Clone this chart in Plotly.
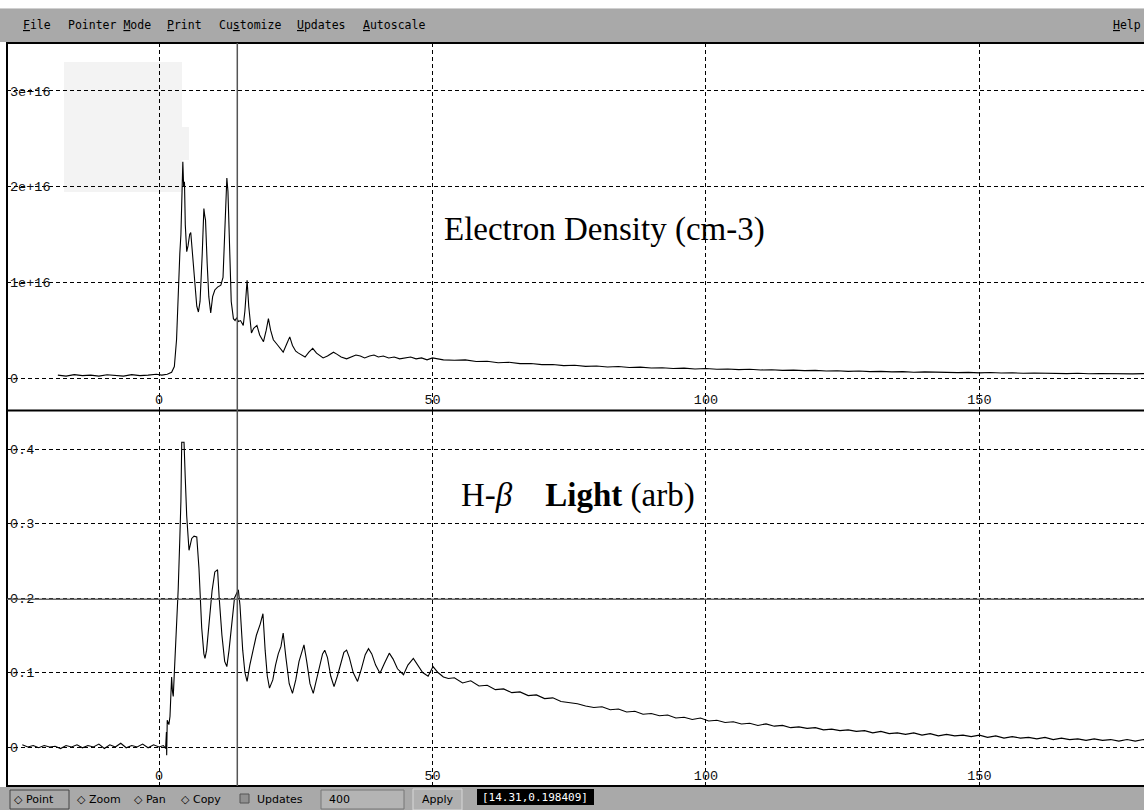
import numpy as np
import plotly.graph_objects as go

# ---------------- data ----------------
# Electron density, values in units of 1e16 cm-3
ne_t = [-18.5, -17, -15.5, -14, -12.5, -11, -9.5, -8, -6.5, -5, -3.5, -2, -0.5, 0.5, 1.5, 2.3, 2.8,
        3.2, 3.5, 3.8, 4.0, 4.2, 4.35, 4.5, 4.65, 4.8, 5.06, 5.3, 5.6, 5.8, 6.1, 6.5, 6.9, 7.2, 7.5,
        7.9, 8.2, 8.35, 8.5, 8.8, 9.1, 9.45, 9.8, 10.2, 10.7, 11.3, 11.7, 12.0, 12.4, 12.6, 12.9,
        13.2, 13.6, 13.9, 14.2, 14.5, 14.9, 15.4, 15.7, 16.1, 16.4, 16.9, 17.3, 17.9, 18.4, 19.1,
        19.6, 20.0, 20.4, 20.9, 21.6, 22.2, 22.7, 23.3, 23.9, 24.4, 25.0, 25.5, 26.1, 26.7, 27.4,
        28.1, 28.8, 29.4, 30.0, 30.8, 31.5, 31.9, 32.5, 33.3, 34.3, 35.2, 36.0, 36.8, 37.6, 38.5,
        39.3, 40.1, 41.0, 42.0, 43.0, 44.0, 45.0, 46.0, 47.0, 48.0, 49.0, 50, 52, 54, 56, 58, 60,
        62, 64, 66, 68, 70, 72, 74, 76, 78, 80, 82, 84, 86, 88, 90, 92, 94, 96, 98, 100, 102, 104,
        106, 108, 110, 112, 114, 116, 118, 120, 122, 124, 126, 128, 130, 132, 134, 136, 138, 140,
        142, 144, 146, 148, 150, 152, 154, 156, 158, 160, 162, 164, 166, 168, 170, 172, 174, 176,
        178, 180, 181]
ne_val = [0.03, 0.02, 0.035, 0.025, 0.03, 0.02, 0.035, 0.03, 0.02, 0.035, 0.025, 0.03, 0.04, 0.03,
          0.04, 0.06, 0.12, 0.4, 0.9, 1.3, 1.5, 1.9, 2.26, 2.0, 2.05, 1.6, 1.32, 1.38, 1.5, 1.52,
          1.3, 1.0, 0.75, 0.69, 0.8, 1.3, 1.77, 1.7, 1.65, 1.2, 0.85, 0.68, 0.85, 0.92, 0.95, 0.97,
          1.05, 1.5, 2.09, 1.95, 1.3, 0.8, 0.62, 0.6, 0.63, 0.59, 0.6, 0.55, 0.7, 1.02, 0.75, 0.47,
          0.52, 0.55, 0.45, 0.38, 0.5, 0.62, 0.5, 0.4, 0.35, 0.3, 0.27, 0.35, 0.43, 0.34, 0.28,
          0.26, 0.24, 0.22, 0.27, 0.31, 0.26, 0.23, 0.21, 0.23, 0.26, 0.27, 0.25, 0.22, 0.20, 0.22,
          0.24, 0.23, 0.21, 0.23, 0.24, 0.22, 0.23, 0.21, 0.22, 0.20, 0.21, 0.22, 0.20, 0.21, 0.19,
          0.21, 0.19, 0.185, 0.19, 0.172, 0.175, 0.16, 0.165, 0.15, 0.152, 0.14, 0.142, 0.13, 0.134,
          0.122, 0.126, 0.115, 0.12, 0.11, 0.114, 0.104, 0.108, 0.099, 0.103, 0.095, 0.099, 0.092,
          0.095, 0.088, 0.091, 0.084, 0.087, 0.08, 0.083, 0.077, 0.08, 0.073, 0.076, 0.07, 0.073,
          0.067, 0.07, 0.064, 0.067, 0.061, 0.064, 0.059, 0.061, 0.056, 0.059, 0.054, 0.057, 0.052,
          0.055, 0.05, 0.053, 0.048, 0.051, 0.046, 0.05, 0.045, 0.048, 0.044, 0.047, 0.043, 0.046,
          0.042]

# H-beta light, arbitrary units
hb_t = [-25, -24, -23, -22, -21, -20, -19, -18, -17, -16, -15, -14, -13, -12, -11, -10, -9, -8,
        -7, -6, -5, -4, -3, -2, -1, 0, 0.8, 1.2, 1.35, 1.4, 1.5, 1.8, 2.0, 2.3, 2.45, 2.6, 2.8,
        3.1, 3.5, 3.8, 4.0, 4.15, 4.57, 4.8, 5.06, 5.48, 5.98, 6.4, 6.9, 7.3, 7.8, 8.2, 8.4, 8.7,
        9.2, 9.7, 10.2, 10.7, 11.0, 11.5, 12.0, 12.4, 12.8, 13.3, 13.8, 14.5, 14.8, 15.3, 15.7,
        16.1, 16.6, 17.2, 17.8, 18.5, 19.0, 19.4, 19.8, 20.2, 20.8, 21.3, 21.8, 22.3, 22.7, 23.2,
        23.8, 24.4, 25.0, 25.6, 26.1, 26.5, 27.0, 27.6, 28.2, 28.8, 29.4, 29.9, 30.3, 30.8, 31.4,
        32.0, 32.6, 33.3, 33.8, 34.3, 34.8, 35.5, 36.3, 37.0, 37.7, 38.3, 38.9, 39.6, 40.4, 41.2,
        42.1, 42.8, 43.6, 44.7, 45.5, 46.5, 47.3, 48.2, 49.2, 50.1, 51.0, 52.0, 52.9, 54, 55.5,
        57, 58.5, 60, 61.5, 63, 64.5, 66, 67.5, 69, 70.5, 72, 73.5, 75, 76.5, 78, 79.5, 81, 82.5,
        84, 85.5, 87, 88.5, 90, 91.5, 93, 94.5, 96, 97.5, 99, 100.5, 102, 103.5, 105, 106.5, 108,
        109.5, 111, 112.5, 114, 115.5, 117, 118.5, 120, 121.5, 123, 124.5, 126, 127.5, 129, 130.5,
        132, 133.5, 135, 136.5, 138, 139.5, 141, 142.5, 144, 145.5, 147, 148.5, 150, 151.5, 153,
        154.5, 156, 157.5, 159, 160.5, 162, 163.5, 165, 166.5, 168, 169.5, 171, 172.5, 174, 175.5,
        177, 178.5, 180, 181]
hb_val = [0.003, 0.0, 0.002, -0.001, 0.002, 0.0, 0.001, -0.002, 0.002, 0.0, 0.003, -0.001, 0.002,
          0.0, 0.004, -0.002, 0.003, 0.0, 0.005, -0.001, 0.002, 0.0, 0.004, -0.001, 0.003, 0.0,
          0.002, -0.002, 0.02, -0.011, 0.036, 0.03, 0.041, 0.094, 0.075, 0.068, 0.1, 0.144, 0.211,
          0.28, 0.33, 0.409, 0.409, 0.36, 0.31, 0.264, 0.28, 0.283, 0.282, 0.24, 0.16, 0.125,
          0.119, 0.13, 0.17, 0.21, 0.235, 0.238, 0.2, 0.15, 0.115, 0.108, 0.13, 0.17, 0.2, 0.211,
          0.19, 0.13, 0.1, 0.088, 0.11, 0.13, 0.15, 0.165, 0.179, 0.13, 0.095, 0.079, 0.09, 0.11,
          0.125, 0.135, 0.153, 0.12, 0.085, 0.072, 0.09, 0.115, 0.128, 0.137, 0.115, 0.085, 0.072,
          0.09, 0.11, 0.125, 0.130, 0.12, 0.095, 0.081, 0.095, 0.115, 0.127, 0.130, 0.12, 0.1,
          0.088, 0.105, 0.124, 0.132, 0.125, 0.11, 0.099, 0.112, 0.126, 0.118, 0.105, 0.097, 0.11,
          0.119, 0.11, 0.1, 0.095, 0.108, 0.1, 0.094, 0.092, 0.093, 0.086, 0.089, 0.082, 0.083,
          0.077, 0.078, 0.073, 0.074, 0.069, 0.070, 0.065, 0.066, 0.061, 0.060, 0.058, 0.055,
          0.053, 0.054, 0.050, 0.051, 0.047, 0.048, 0.044, 0.045, 0.042, 0.043, 0.039, 0.040,
          0.037, 0.039, 0.035, 0.036, 0.033, 0.034, 0.031, 0.032, 0.029, 0.031, 0.028, 0.029,
          0.026, 0.027, 0.025, 0.026, 0.023, 0.024, 0.022, 0.023, 0.021, 0.022, 0.019, 0.021,
          0.018, 0.019, 0.017, 0.019, 0.016, 0.018, 0.015, 0.017, 0.015, 0.016, 0.014, 0.016,
          0.013, 0.015, 0.012, 0.014, 0.012, 0.013, 0.011, 0.013, 0.010, 0.012, 0.010, 0.011,
          0.009, 0.011, 0.009, 0.010, 0.008, 0.010, 0.008, 0.010, 0.009]

x_ticks = [0, 50, 100, 150]
x_ticktext = ["0", "50", "100", "150"]
ne_ticks = [0, 1e16, 2e16, 3e16]
ne_ticktext = ["0", "1e+16", "2e+16", "3e+16"]
hb_ticks = [0, 0.1, 0.2, 0.3, 0.4]
hb_ticktext = ["0", "0.1", "0.2", "0.3", "0.4"]

cursor_x = 14.31
cursor_y = 0.198409

menu_items = ["<u>F</u>ile", "Pointer <u>M</u>ode", "<u>P</u>rint", "Cu<u>s</u>tomize",
              "<u>U</u>pdates", "<u>A</u>utoscale"]
menu_x = [21, 66, 165, 217, 295, 361]

# ---------------- figure ----------------
W, H = 1144, 810
def px(x):
    return x / W
def py(y):
    return 1 - y / H

ne_cm3 = (np.array(ne_val) * 1e16).tolist()

fig = go.Figure()
fig.add_trace(go.Scatter(x=ne_t, y=ne_cm3, mode="lines", xaxis="x", yaxis="y",
                         line=dict(color="black", width=1.1), showlegend=False))
fig.add_trace(go.Scatter(x=hb_t, y=hb_val, mode="lines", xaxis="x2", yaxis="y2",
                         line=dict(color="black", width=1.1), showlegend=False))

tickfont = dict(family="Liberation Mono", size=13.5, color="#111")
grid = dict(showgrid=True, gridcolor="black", gridwidth=1, griddash="4px,3px",
            zeroline=False, showline=False, ticks="", ticklabelposition="inside")
xr = [-27.8, 180.1]
top_dom = [py(410), py(43)]
bot_dom = [py(786), py(411)]
xdom = [px(7), 1.0]

fig.update_layout(
    width=W, height=H, margin=dict(l=0, r=0, t=0, b=0),
    paper_bgcolor="white", plot_bgcolor="white",
    xaxis=dict(domain=xdom, range=xr, anchor="y", tickvals=x_ticks, ticktext=x_ticktext,
               tickfont=tickfont, **grid),
    yaxis=dict(domain=top_dom, range=[-0.334e16, 3.50e16], anchor="x", tickvals=ne_ticks,
               ticktext=ne_ticktext, tickfont=tickfont, **grid),
    xaxis2=dict(domain=xdom, range=xr, anchor="y2", tickvals=x_ticks, ticktext=x_ticktext,
                tickfont=tickfont, **grid),
    yaxis2=dict(domain=bot_dom, range=[-0.0523, 0.451], anchor="x2", tickvals=hb_ticks,
                ticktext=hb_ticktext, tickfont=tickfont, **grid),
)

shapes = []
# faint leftover box in top panel
shapes.append(dict(type="rect", xref="paper", yref="paper", x0=px(64), x1=px(182), y0=py(192), y1=py(62),
                   fillcolor="#f3f3f3", line=dict(width=0), layer="below"))
shapes.append(dict(type="rect", xref="paper", yref="paper", x0=px(182), x1=px(189), y0=py(160), y1=py(127),
                   fillcolor="#f3f3f3", line=dict(width=0), layer="below"))
# menu bar
shapes.append(dict(type="rect", xref="paper", yref="paper", x0=0, x1=1, y0=py(42), y1=py(8),
                   fillcolor="#a9a9a9", line=dict(width=0)))
shapes.append(dict(type="line", xref="paper", yref="paper", x0=0, x1=1, y0=py(8.5), y1=py(8.5),
                   line=dict(color="#d0d0d0", width=1)))
# bottom toolbar
shapes.append(dict(type="rect", xref="paper", yref="paper", x0=0, x1=1, y0=0, y1=py(787),
                   fillcolor="#a9a9a9", line=dict(width=0)))
# panel borders
shapes.append(dict(type="rect", xref="paper", yref="paper", x0=px(7), x1=px(1150), y0=py(786), y1=py(43),
                   line=dict(color="black", width=2), fillcolor="rgba(0,0,0,0)"))
shapes.append(dict(type="line", xref="paper", yref="paper", x0=px(7), x1=1, y0=py(410.5), y1=py(410.5),
                   line=dict(color="black", width=2)))
# cursor crosshair
shapes.append(dict(type="line", xref="x", yref="paper", x0=cursor_x, x1=cursor_x, y0=py(786), y1=py(43),
                   line=dict(color="#555", width=1.5)))
shapes.append(dict(type="line", xref="paper", yref="y2", x0=px(7), x1=1, y0=cursor_y, y1=cursor_y,
                   line=dict(color="#666", width=1.5)))
# toolbar widgets
shapes.append(dict(type="rect", xref="paper", yref="paper", x0=px(10), x1=px(69), y0=py(809), y1=py(790),
                   line=dict(color="#444", width=1), fillcolor="rgba(0,0,0,0)"))
shapes.append(dict(type="rect", xref="paper", yref="paper", x0=px(240), x1=px(249), y0=py(803), y1=py(794),
                   line=dict(color="#555", width=1), fillcolor="#909090"))
shapes.append(dict(type="rect", xref="paper", yref="paper", x0=px(321), x1=px(404), y0=py(809), y1=py(790),
                   line=dict(color="#777", width=1), fillcolor="#b4b4b4"))
shapes.append(dict(type="rect", xref="paper", yref="paper", x0=px(413), x1=px(462), y0=py(810), y1=py(789),
                   line=dict(color="#d8d8d8", width=1), fillcolor="#b0b0b0"))
shapes.append(dict(type="rect", xref="paper", yref="paper", x0=px(477), x1=px(594), y0=py(805), y1=py(789),
                   line=dict(width=0), fillcolor="black"))
fig.update_layout(shapes=shapes)

ann = []
menufont = dict(family="DejaVu Sans Mono", size=11.5, color="black")
for t, x in zip(menu_items, menu_x):
    ann.append(dict(text=t, x=px(x), y=py(25), xref="paper", yref="paper", xanchor="left",
                    yanchor="middle", showarrow=False, font=menufont))
ann.append(dict(text="<u>H</u>elp", x=px(1143), y=py(25), xref="paper", yref="paper", xanchor="right",
                yanchor="middle", showarrow=False, font=menufont))

barfont = dict(family="DejaVu Sans", size=11, color="black")
tool_items = [("\u25c7 Point", 12), ("\u25c7 Zoom", 75), ("\u25c7 Pan", 132), ("\u25c7 Copy", 179),
              ("Updates", 255), ("400", 327), ("Apply", 420)]
for t, x in tool_items:
    ann.append(dict(text=t, x=px(x), y=py(799), xref="paper", yref="paper", xanchor="left",
                    yanchor="middle", showarrow=False, font=barfont))
ann.append(dict(text="[14.31,0.198409]", x=px(535), y=py(797), xref="paper", yref="paper",
                xanchor="center", yanchor="middle", showarrow=False,
                font=dict(family="DejaVu Sans Mono", size=11, color="white")))

ann.append(dict(text="Electron Density (cm-3)", x=px(604), y=py(230), xref="paper", yref="paper",
                xanchor="center", yanchor="middle", showarrow=False,
                font=dict(family="Liberation Serif", size=33, color="black")))
ann.append(dict(text="H-<i>\u03b2</i>\u00a0\u00a0\u00a0\u00a0<b>Light</b> (arb)", x=px(578), y=py(495),
                xref="paper", yref="paper", xanchor="center", yanchor="middle", showarrow=False,
                font=dict(family="Liberation Serif", size=33, color="black")))
fig.update_layout(annotations=ann)

fig.write_html("out.html", config={"displayModeBar": False},
               post_script="document.body.style.margin='0px';document.body.style.overflow='hidden';")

→ Exercise details
From the opening line of the listing above through the line bearing "import plotly.graph_objects as go", repeat each line exactly. Drop every picture.

→ Final result
Clone this chart in Plotly.
import numpy as np
import plotly.graph_objects as go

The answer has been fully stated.